When he made a public appearance at the Memphis Film Festival a decade ago, I quickly observed the fact that he never took time to pose for photographs with fans. When I asked him why one morning, he explained, “at my age and with these knees, getting up and down all day is troublesome and would become painful. I do not mind signing autographs and answering questions, though.” So I guess I was one of the lucky ones to have my photo taken with Clint one morning, not so much at my request as it was his. He insisted on the photo before the door opened and fans caught him posing for the camera.

This might disillusion a few people reading this, but having been in the hotel rooms with Hollywood celebrities over the years, I have always observed the numerous gifts bestowed upon the celebrities during autograph sessions… Amateur artwork, scrapbooks, refrigerator magnets, and in one instance, action figures. Self-obsessed fans never seem to have trouble finding time to create mementos inspired by the legends they get to meet at conventions and fan gatherings. Celebrities accept gifts from fans solely to maintain Goodwill and appreciation, but realistically they never have enough room in their luggage or in their house for all the gifts that have been given to them over the years. For this, academically, I can understand. With Clint Walker, however, he was always sincere when he received gifts from fans. I remember when Clint was enamored by someone who created a pair of leather shows and their talent at leather burning… They had an image of Clint Walker as Cheyenne Bodie on the side of the shoes. He literally stopped the autograph line for a few minutes to admire the craftsmanship. 

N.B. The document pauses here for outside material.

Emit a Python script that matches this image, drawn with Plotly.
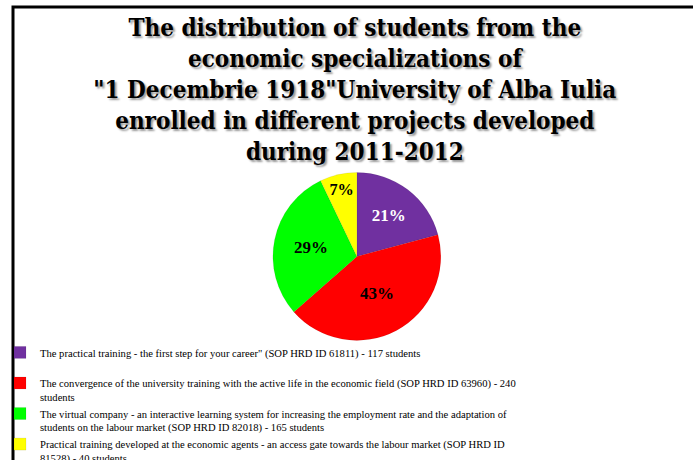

In closing, I would like to re-count a story he once told me that is worth sharing… Clint Walker was the Captain of the Guard, a small and brief scene in Cecil B. DeMille’s The Ten Commandments. This was among his first acting jobs in Hollywood. On the way to the studio that morning Walker observed a woman who had pulled over to change a flat on her tire. Being the kind soul that he was, the actor pulled over to assist. (As big and built as he was I can only envision him jacking the car up with his own hands to speed the process.) Upon finishing the task, he apologized for not staying any longer to except her verbal appreciation as he was already late for work. When he arrived at the studio, he expected to be fired for being late to the interview. DeMille was furious until Walker explained his reason. The director looked at Clint Walker for a few seconds and remarked, “I know all about the fix-a-flat. That was my secretary and she explained it to me a few minutes ago.” 

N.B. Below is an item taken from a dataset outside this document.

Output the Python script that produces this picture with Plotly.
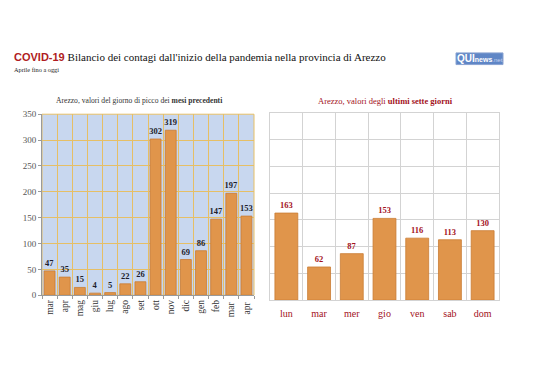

Rest in peace, Mr. Walker. 

1 comment:

Anonymous said...

TV missed the opportunity to get the ideal actor for Doc Savage at the height of his popularity in the 1960s during the Bantam paperback revival. The actor? Clint Walker. In addition to having the Doc Savage height and build, compare his face to one of Walter Baumhofer's cover paintings during the pulp run. Wasn't he the pulp Doc Savage come to life?